Exercise aim:
Extract everything from the first line through the line with "p.add_layout(w)", both ends included, except for any pictures.

Material to process:
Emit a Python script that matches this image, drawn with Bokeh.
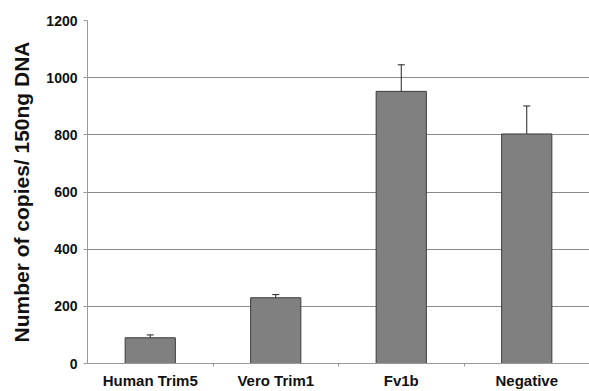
from bokeh.plotting import figure
from bokeh.models import ColumnDataSource, FixedTicker, Whisker, TeeHead, Range1d
from bokeh.embed import file_html
from bokeh.resources import INLINE

categories = ["Human Trim5", "Vero Trim1", "Fv1b", "Negative"]
copies = [90, 230, 952, 803]
errors = [10, 11, 93, 98]
y_ticks = [0, 200, 400, 600, 800, 1000, 1200]

xs = list(range(1, len(categories) + 1))
src = ColumnDataSource(dict(
    x=xs, top=copies,
    upper=[v + e for v, e in zip(copies, errors)],
    lower=[v - e for v, e in zip(copies, errors)],
))

FONT = "Liberation Sans"

p = figure(width=589, height=391, output_backend="svg", toolbar_location=None,
           x_range=Range1d(0.5, len(categories) + 0.5), y_range=Range1d(0, 1200),
           min_border_left=87, min_border_right=0, min_border_top=20, min_border_bottom=25)
p.outline_line_color = None
p.background_fill_color = "white"

p.vbar(x="x", top="top", width=0.4, source=src, fill_color="#808080",
       line_color="#3a3a3a", line_width=1)

w = Whisker(base="x", upper="upper", lower="lower", source=src,
            line_color="#222222", line_width=1,
            upper_head=TeeHead(size=7, line_color="#222222", line_width=1),
            lower_head=TeeHead(size=7, line_color="#222222", line_width=1))
p.add_layout(w)

# x axis
p.xaxis.ticker = FixedTicker(ticks=xs, minor_ticks=[x + 0.5 for x in xs[:-1]])
p.xaxis.major_label_overrides = {x: c for x, c in zip(xs, categories)}
p.xaxis.major_tick_line_color = None
p.xaxis.major_tick_in = 0
p.xaxis.major_tick_out = 0
p.xaxis.minor_tick_line_color = "#999999"
p.xaxis.minor_tick_in = 0
p.xaxis.minor_tick_out = 3
p.xaxis.axis_line_color = "#999999"
p.xaxis.major_label_text_font = FONT
p.xaxis.major_label_text_font_style = "bold"
p.xaxis.major_label_text_font_size = "15px"
p.xaxis.major_label_text_color = "#111111"
p.xaxis.major_label_standoff = 5
p.xgrid.grid_line_color = None

# y axis
p.yaxis.ticker = FixedTicker(ticks=y_ticks)
p.yaxis.minor_tick_line_color = None
p.yaxis.major_tick_in = 0
p.yaxis.major_tick_out = 4
p.yaxis.major_tick_line_color = "#999999"
p.yaxis.axis_line_color = "#999999"
p.yaxis.major_label_text_font = FONT
p.yaxis.major_label_text_font_style = "bold"
p.yaxis.major_label_text_font_size = "14px"
p.yaxis.major_label_text_color = "#111111"
p.yaxis.major_label_standoff = 6
p.yaxis.axis_label = "Number of copies/ 150ng DNA"
p.yaxis.axis_label_text_font = FONT
p.yaxis.axis_label_text_font_style = "bold"
p.yaxis.axis_label_text_font_size = "21px"
p.yaxis.axis_label_text_color = "#111111"
p.yaxis.axis_label_standoff = 10
p.ygrid.grid_line_color = "#8a8a8a"
p.ygrid.grid_line_width = 1

open("out.html", "w").write(file_html(p, INLINE))
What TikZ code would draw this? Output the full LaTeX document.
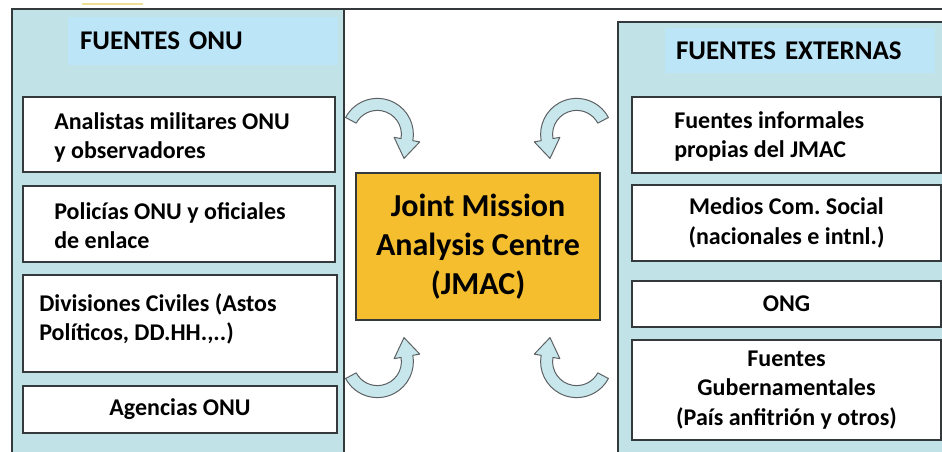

Reply:
Emit a Python script that matches this image, drawn with Bokeh.
from bokeh.plotting import figure
from bokeh.models import ColumnDataSource, FixedTicker, Whisker, TeeHead, Range1d
from bokeh.embed import file_html
from bokeh.resources import INLINE

categories = ["Human Trim5", "Vero Trim1", "Fv1b", "Negative"]
copies = [90, 230, 952, 803]
errors = [10, 11, 93, 98]
y_ticks = [0, 200, 400, 600, 800, 1000, 1200]

xs = list(range(1, len(categories) + 1))
src = ColumnDataSource(dict(
    x=xs, top=copies,
    upper=[v + e for v, e in zip(copies, errors)],
    lower=[v - e for v, e in zip(copies, errors)],
))

FONT = "Liberation Sans"

p = figure(width=589, height=391, output_backend="svg", toolbar_location=None,
           x_range=Range1d(0.5, len(categories) + 0.5), y_range=Range1d(0, 1200),
           min_border_left=87, min_border_right=0, min_border_top=20, min_border_bottom=25)
p.outline_line_color = None
p.background_fill_color = "white"

p.vbar(x="x", top="top", width=0.4, source=src, fill_color="#808080",
       line_color="#3a3a3a", line_width=1)

w = Whisker(base="x", upper="upper", lower="lower", source=src,
            line_color="#222222", line_width=1,
            upper_head=TeeHead(size=7, line_color="#222222", line_width=1),
            lower_head=TeeHead(size=7, line_color="#222222", line_width=1))
p.add_layout(w)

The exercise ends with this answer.